■ **WHAT YOU ARE ASKED TO DO**
All the data below goes into the copy word for word, but the pictures don't.

__________________________________________________

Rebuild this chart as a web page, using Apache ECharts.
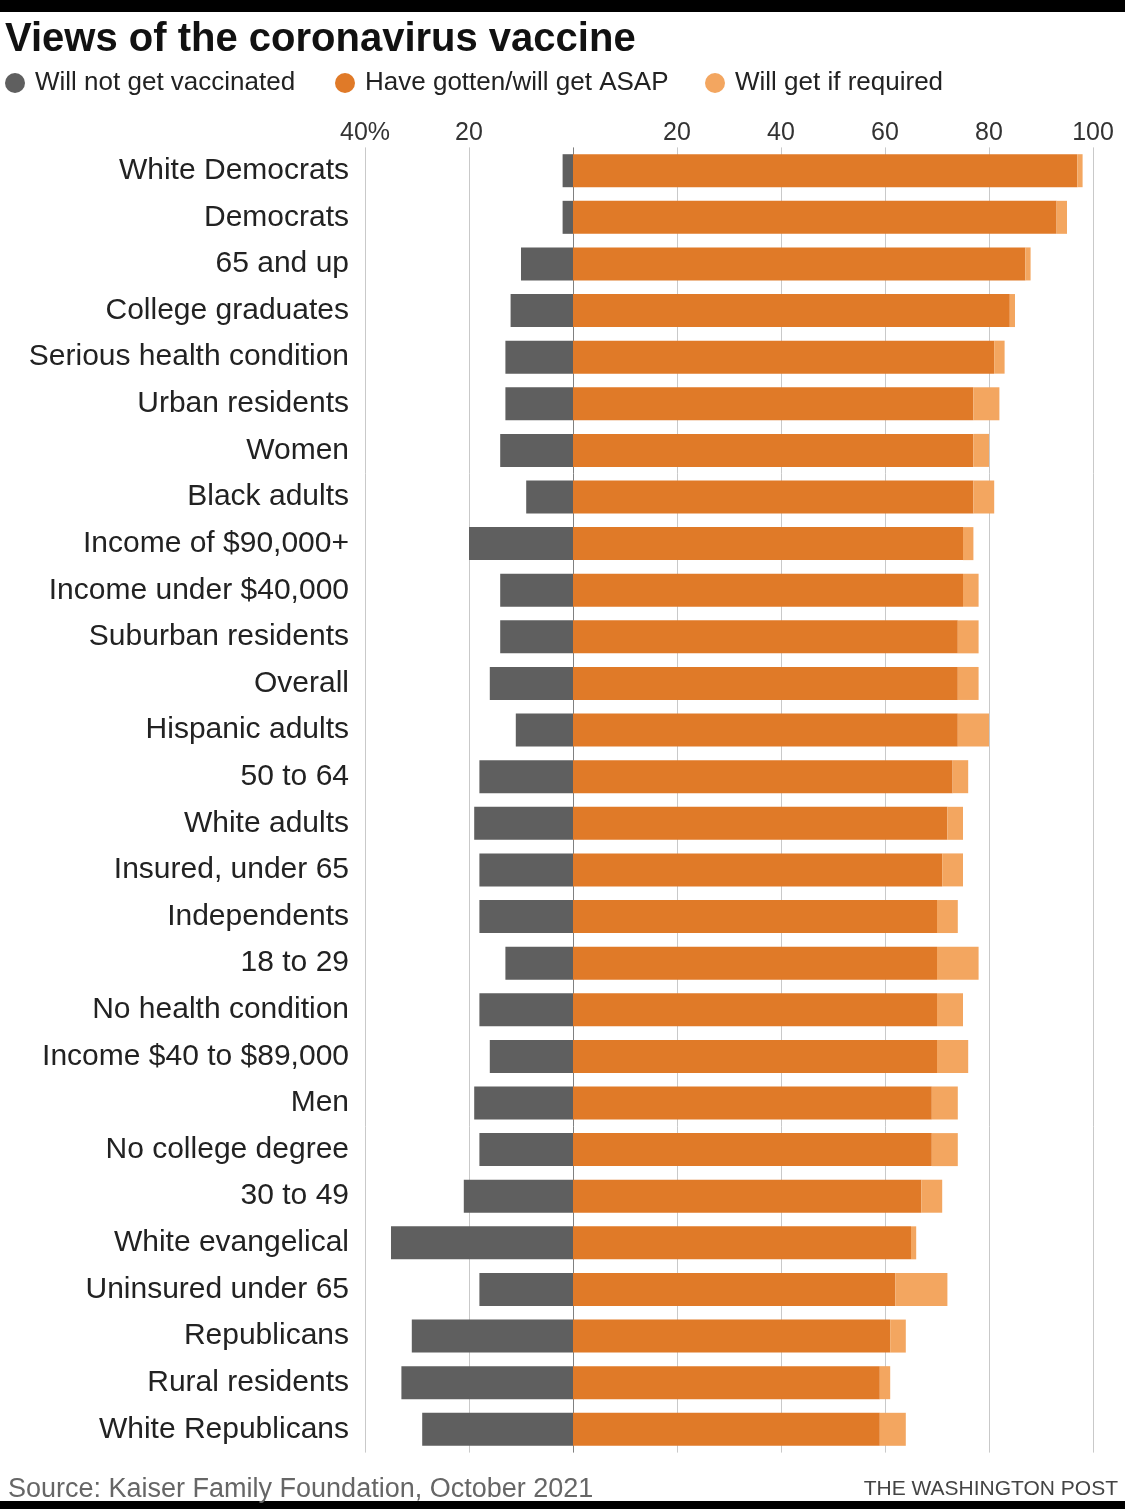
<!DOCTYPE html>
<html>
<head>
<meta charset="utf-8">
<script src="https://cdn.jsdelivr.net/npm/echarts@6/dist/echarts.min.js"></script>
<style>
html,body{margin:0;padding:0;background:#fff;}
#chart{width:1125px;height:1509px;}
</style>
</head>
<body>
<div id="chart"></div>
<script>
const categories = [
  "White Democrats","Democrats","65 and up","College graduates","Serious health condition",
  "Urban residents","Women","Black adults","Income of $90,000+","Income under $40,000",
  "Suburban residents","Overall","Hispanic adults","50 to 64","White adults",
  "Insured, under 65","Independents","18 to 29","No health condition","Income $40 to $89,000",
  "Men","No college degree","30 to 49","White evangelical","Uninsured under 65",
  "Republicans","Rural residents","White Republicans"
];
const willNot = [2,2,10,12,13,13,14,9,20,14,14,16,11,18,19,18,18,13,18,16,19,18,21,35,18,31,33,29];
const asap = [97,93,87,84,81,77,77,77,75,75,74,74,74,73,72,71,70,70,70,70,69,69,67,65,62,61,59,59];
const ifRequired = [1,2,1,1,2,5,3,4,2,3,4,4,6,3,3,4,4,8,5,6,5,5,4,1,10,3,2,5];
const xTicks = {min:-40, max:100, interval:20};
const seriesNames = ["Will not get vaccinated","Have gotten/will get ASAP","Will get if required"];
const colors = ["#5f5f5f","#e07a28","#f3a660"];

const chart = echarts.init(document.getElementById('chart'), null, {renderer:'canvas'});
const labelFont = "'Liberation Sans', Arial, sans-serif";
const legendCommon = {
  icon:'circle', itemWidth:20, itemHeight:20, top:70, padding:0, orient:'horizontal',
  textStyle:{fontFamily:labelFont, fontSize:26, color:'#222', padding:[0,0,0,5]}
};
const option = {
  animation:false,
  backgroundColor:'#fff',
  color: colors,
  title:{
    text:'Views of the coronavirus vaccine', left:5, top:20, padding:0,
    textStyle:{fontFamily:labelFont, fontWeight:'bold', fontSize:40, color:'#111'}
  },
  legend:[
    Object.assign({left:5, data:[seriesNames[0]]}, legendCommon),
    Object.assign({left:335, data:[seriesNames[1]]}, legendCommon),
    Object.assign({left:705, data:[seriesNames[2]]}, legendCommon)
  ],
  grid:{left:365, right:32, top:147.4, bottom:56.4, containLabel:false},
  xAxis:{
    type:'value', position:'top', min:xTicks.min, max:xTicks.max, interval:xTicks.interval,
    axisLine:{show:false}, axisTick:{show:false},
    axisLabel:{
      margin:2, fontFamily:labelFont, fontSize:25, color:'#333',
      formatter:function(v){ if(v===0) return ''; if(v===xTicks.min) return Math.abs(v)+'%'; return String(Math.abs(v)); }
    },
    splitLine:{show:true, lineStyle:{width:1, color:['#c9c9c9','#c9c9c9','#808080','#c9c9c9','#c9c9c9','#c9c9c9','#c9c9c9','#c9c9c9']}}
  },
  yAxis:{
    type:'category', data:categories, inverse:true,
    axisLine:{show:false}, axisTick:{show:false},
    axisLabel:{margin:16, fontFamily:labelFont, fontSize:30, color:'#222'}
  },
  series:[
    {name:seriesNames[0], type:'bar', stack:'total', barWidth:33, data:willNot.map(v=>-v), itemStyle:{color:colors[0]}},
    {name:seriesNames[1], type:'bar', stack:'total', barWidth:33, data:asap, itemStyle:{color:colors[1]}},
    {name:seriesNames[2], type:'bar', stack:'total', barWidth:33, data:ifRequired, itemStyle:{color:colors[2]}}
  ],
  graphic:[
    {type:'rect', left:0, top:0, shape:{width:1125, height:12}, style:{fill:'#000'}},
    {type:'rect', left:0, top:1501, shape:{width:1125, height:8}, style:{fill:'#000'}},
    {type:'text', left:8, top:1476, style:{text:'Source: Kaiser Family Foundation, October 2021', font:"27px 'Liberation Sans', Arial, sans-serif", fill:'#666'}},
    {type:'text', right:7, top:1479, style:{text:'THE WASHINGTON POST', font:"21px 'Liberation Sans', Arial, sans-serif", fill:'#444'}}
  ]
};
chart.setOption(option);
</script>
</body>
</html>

__________________________________________________

■ **EXPECTED OUTPUT**
Rebuild this chart as a web page, using Apache ECharts.
<!DOCTYPE html>
<html>
<head>
<meta charset="utf-8">
<script src="https://cdn.jsdelivr.net/npm/echarts@6/dist/echarts.min.js"></script>
<style>
html,body{margin:0;padding:0;background:#fff;}
#chart{width:1125px;height:1509px;}
</style>
</head>
<body>
<div id="chart"></div>
<script>
const categories = [
  "White Democrats","Democrats","65 and up","College graduates","Serious health condition",
  "Urban residents","Women","Black adults","Income of $90,000+","Income under $40,000",
  "Suburban residents","Overall","Hispanic adults","50 to 64","White adults",
  "Insured, under 65","Independents","18 to 29","No health condition","Income $40 to $89,000",
  "Men","No college degree","30 to 49","White evangelical","Uninsured under 65",
  "Republicans","Rural residents","White Republicans"
];
const willNot = [2,2,10,12,13,13,14,9,20,14,14,16,11,18,19,18,18,13,18,16,19,18,21,35,18,31,33,29];
const asap = [97,93,87,84,81,77,77,77,75,75,74,74,74,73,72,71,70,70,70,70,69,69,67,65,62,61,59,59];
const ifRequired = [1,2,1,1,2,5,3,4,2,3,4,4,6,3,3,4,4,8,5,6,5,5,4,1,10,3,2,5];
const xTicks = {min:-40, max:100, interval:20};
const seriesNames = ["Will not get vaccinated","Have gotten/will get ASAP","Will get if required"];
const colors = ["#5f5f5f","#e07a28","#f3a660"];

const chart = echarts.init(document.getElementById('chart'), null, {renderer:'canvas'});
const labelFont = "'Liberation Sans', Arial, sans-serif";
const legendCommon = {
  icon:'circle', itemWidth:20, itemHeight:20, top:70, padding:0, orient:'horizontal',
  textStyle:{fontFamily:labelFont, fontSize:26, color:'#222', padding:[0,0,0,5]}
};
const option = {
  animation:false,
  backgroundColor:'#fff',
  color: colors,
  title:{
    text:'Views of the coronavirus vaccine', left:5, top:20, padding:0,
    textStyle:{fontFamily:labelFont, fontWeight:'bold', fontSize:40, color:'#111'}
  },
  legend:[
    Object.assign({left:5, data:[seriesNames[0]]}, legendCommon),
    Object.assign({left:335, data:[seriesNames[1]]}, legendCommon),
    Object.assign({left:705, data:[seriesNames[2]]}, legendCommon)
  ],
  grid:{left:365, right:32, top:147.4, bottom:56.4, containLabel:false},
  xAxis:{
    type:'value', position:'top', min:xTicks.min, max:xTicks.max, interval:xTicks.interval,
    axisLine:{show:false}, axisTick:{show:false},
    axisLabel:{
      margin:2, fontFamily:labelFont, fontSize:25, color:'#333',
      formatter:function(v){ if(v===0) return ''; if(v===xTicks.min) return Math.abs(v)+'%'; return String(Math.abs(v)); }
    },
    splitLine:{show:true, lineStyle:{width:1, color:['#c9c9c9','#c9c9c9','#808080','#c9c9c9','#c9c9c9','#c9c9c9','#c9c9c9','#c9c9c9']}}
  },
  yAxis:{
    type:'category', data:categories, inverse:true,
    axisLine:{show:false}, axisTick:{show:false},
    axisLabel:{margin:16, fontFamily:labelFont, fontSize:30, color:'#222'}
  },
  series:[
    {name:seriesNames[0], type:'bar', stack:'total', barWidth:33, data:willNot.map(v=>-v), itemStyle:{color:colors[0]}},
    {name:seriesNames[1], type:'bar', stack:'total', barWidth:33, data:asap, itemStyle:{color:colors[1]}},
    {name:seriesNames[2], type:'bar', stack:'total', barWidth:33, data:ifRequired, itemStyle:{color:colors[2]}}
  ],
  graphic:[
    {type:'rect', left:0, top:0, shape:{width:1125, height:12}, style:{fill:'#000'}},
    {type:'rect', left:0, top:1501, shape:{width:1125, height:8}, style:{fill:'#000'}},
    {type:'text', left:8, top:1476, style:{text:'Source: Kaiser Family Foundation, October 2021', font:"27px 'Liberation Sans', Arial, sans-serif", fill:'#666'}},
    {type:'text', right:7, top:1479, style:{text:'THE WASHINGTON POST', font:"21px 'Liberation Sans', Arial, sans-serif", fill:'#444'}}
  ]
};
chart.setOption(option);
</script>
</body>
</html>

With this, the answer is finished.